---------- DATASET EXCERPT

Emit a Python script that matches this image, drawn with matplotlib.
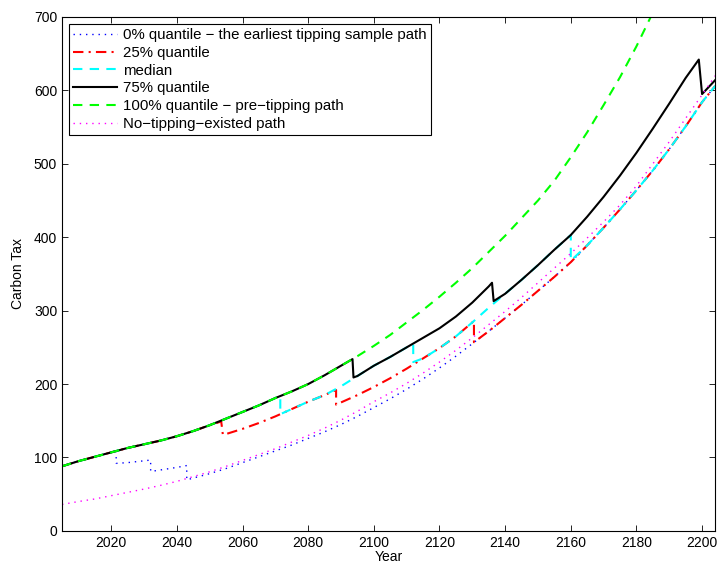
import matplotlib
matplotlib.use('Agg')
import matplotlib.pyplot as plt

plt.rcParams['font.family'] = ['Liberation Sans', 'DejaVu Sans']
plt.rcParams['font.size'] = 10

# 0% quantile - earliest tipping sample path
yr_q0 = [2005, 2010, 2015, 2020, 2021.5, 2021.5, 2025, 2030, 2032, 2032, 2035, 2040, 2043, 2043,
         2045, 2050, 2055, 2060, 2065, 2070, 2075, 2080, 2085, 2090, 2095, 2100, 2105, 2110,
         2115, 2120, 2125, 2130, 2135, 2140, 2145, 2150, 2155, 2160, 2165, 2170, 2175, 2180,
         2185, 2190, 2195, 2200, 2204]
tax_q0 = [88, 95, 101, 107, 109, 92, 93, 95.5, 96.5, 81, 83, 86.5, 89, 69.5,
          72, 78, 85, 93, 101, 109, 117, 126, 135, 145, 156, 168, 180, 193,
          207, 222, 238, 255, 272, 290, 308, 327, 346, 366, 389, 413, 438, 464,
          491, 520, 551, 584, 606]

# 25% quantile
yr_q25 = [2005, 2010, 2015, 2020, 2025, 2030, 2035, 2040, 2045, 2050, 2053.5, 2054,
          2055, 2060, 2065, 2070, 2075, 2080, 2085, 2088.5, 2088.5,
          2090, 2095, 2100, 2105, 2110, 2115, 2120, 2125, 2130, 2130.5, 2130.5,
          2135, 2140, 2145, 2150, 2155, 2160, 2165, 2170, 2175, 2180, 2185, 2190, 2195, 2200, 2204]
tax_q25 = [88, 95, 101, 107, 113, 118, 123, 129, 136, 144, 149, 131,
           132, 139, 147, 156, 166, 176, 185, 192, 172,
           175, 185, 196, 208, 221, 235, 249, 265, 284, 286, 257,
           272, 290, 308, 327, 346, 366, 389, 413, 438, 464, 491, 520, 551, 584, 606]

# median
yr_q50 = [2005, 2010, 2015, 2020, 2025, 2030, 2035, 2040, 2045, 2050, 2055, 2060, 2065, 2070,
          2071.5, 2071.5, 2075, 2080, 2085, 2090, 2095, 2100, 2105, 2110, 2112, 2112,
          2115, 2120, 2125, 2130, 2135, 2140, 2145, 2150, 2155, 2160, 2160,
          2165, 2170, 2175, 2180, 2185, 2190, 2195, 2200, 2204]
tax_q50 = [88, 95, 101, 107, 113, 118, 123, 129, 136, 144, 153, 162, 171, 181,
           184, 159, 166, 176, 185, 197, 211, 225, 237, 250, 255, 230,
           235, 249, 265, 284, 304, 323, 342, 362, 383, 403, 368,
           389, 413, 438, 464, 491, 520, 551, 584, 606]

# 75% quantile
yr_q75 = [2005, 2010, 2015, 2020, 2025, 2030, 2035, 2040, 2045, 2050, 2055, 2060, 2065, 2070,
          2075, 2080, 2085, 2090, 2093.5, 2093.8, 2095, 2100, 2105, 2110, 2115, 2120, 2125,
          2130, 2135, 2136, 2136.5, 2140, 2145, 2150, 2155, 2160, 2165, 2170, 2175, 2180,
          2185, 2190, 2195, 2199, 2200, 2204]
tax_q75 = [88, 95, 101, 107, 113, 118, 123, 129, 136, 144, 153, 162, 171, 181,
           190, 200, 212, 225, 234, 209, 211, 225, 237, 250, 263, 276, 292,
           311, 333, 338, 313, 323, 342, 362, 383, 403, 428, 455, 484, 515,
           548, 582, 617, 642, 595, 614]

# 100% quantile - pre-tipping path
yr_q100 = [2005, 2010, 2015, 2020, 2025, 2030, 2035, 2040, 2045, 2050, 2055, 2060, 2065, 2070,
           2075, 2080, 2085, 2090, 2095, 2100, 2105, 2110, 2115, 2120, 2125, 2130, 2135, 2140,
           2145, 2150, 2155, 2160, 2165, 2170, 2175, 2180, 2185]
tax_q100 = [88, 95, 101, 107, 113, 118, 123, 129, 136, 144, 153, 162, 171, 181,
            190, 200, 212, 225, 238, 252, 267, 284, 301, 319, 338, 358, 380, 402,
            426, 450, 477, 509, 543, 580, 618, 660, 706]

# no-tipping-existed path
yr_none = [2005, 2010, 2015, 2020, 2025, 2030, 2035, 2040, 2045, 2050, 2055, 2060, 2065, 2070,
           2075, 2080, 2085, 2090, 2095, 2100, 2105, 2110, 2115, 2120, 2125, 2130, 2135, 2140,
           2145, 2150, 2155, 2160, 2165, 2170, 2175, 2180, 2185, 2190, 2195, 2200, 2204]
tax_none = [36, 40, 43.5, 48, 52.5, 57, 62, 67.5, 74, 80.5, 88, 96, 104, 112,
            121, 130, 140, 151, 163, 176, 188, 201, 215, 230, 246, 263, 281, 299,
            318, 338, 358, 378, 399, 421, 444, 470, 500, 530, 562, 594, 620]

labels = ['0% quantile \u2212 the earliest tipping sample path',
          '25% quantile',
          'median',
          '75% quantile',
          '100% quantile \u2212 pre\u2212tipping path',
          'No\u2212tipping\u2212existed path']

fig = plt.figure(figsize=(7.17, 5.66), dpi=100)
ax = fig.add_axes([0.0865, 0.062, 0.911, 0.908])

ax.plot(yr_q0, tax_q0, color=(0, 0, 1), lw=1.0, dashes=(1, 3.5))
ax.plot(yr_q25, tax_q25, color=(1, 0, 0), lw=1.5, dashes=(5, 2.5, 1, 2.5))
ax.plot(yr_q50, tax_q50, color=(0, 1, 1), lw=1.5, dashes=(4.5, 3.5))
ax.plot(yr_q75, tax_q75, color='k', lw=1.5)
ax.plot(yr_q100, tax_q100, color=(0, 1, 0), lw=1.5, dashes=(4.5, 3.5))
ax.plot(yr_none, tax_none, color=(1, 0, 1), lw=1.0, dashes=(1, 3.5))

ax.set_xlim(2005, 2204)
ax.set_ylim(0, 700)
ax.set_xticks(range(2020, 2201, 20))
ax.set_yticks(range(0, 701, 100))
ax.tick_params(direction='in', top=True, right=True, length=4, width=0.6)
for s in ax.spines.values():
    s.set_linewidth(0.8)
ax.set_xlabel('Year', labelpad=0.5)
ax.set_ylabel('Carbon Tax', labelpad=6)

leg = ax.legend(labels, loc='upper left', bbox_to_anchor=(0.0, 1.0), borderaxespad=0.45,
                fancybox=False, framealpha=1, edgecolor='k', handlelength=2.9,
                labelspacing=0.25, borderpad=0.3, handletextpad=0.4, fontsize=10.8)
leg.get_frame().set_linewidth(0.8)

plt.savefig('out.png', dpi=100)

--------------------

Please quote the lines of the material, beginning with the first and ending with the one that contains "plt.rcParams['font.size'] = 10", exactly as written and without any pictures.

FINAL RESULT:
Emit a Python script that matches this image, drawn with matplotlib.
import matplotlib
matplotlib.use('Agg')
import matplotlib.pyplot as plt

plt.rcParams['font.family'] = ['Liberation Sans', 'DejaVu Sans']
plt.rcParams['font.size'] = 10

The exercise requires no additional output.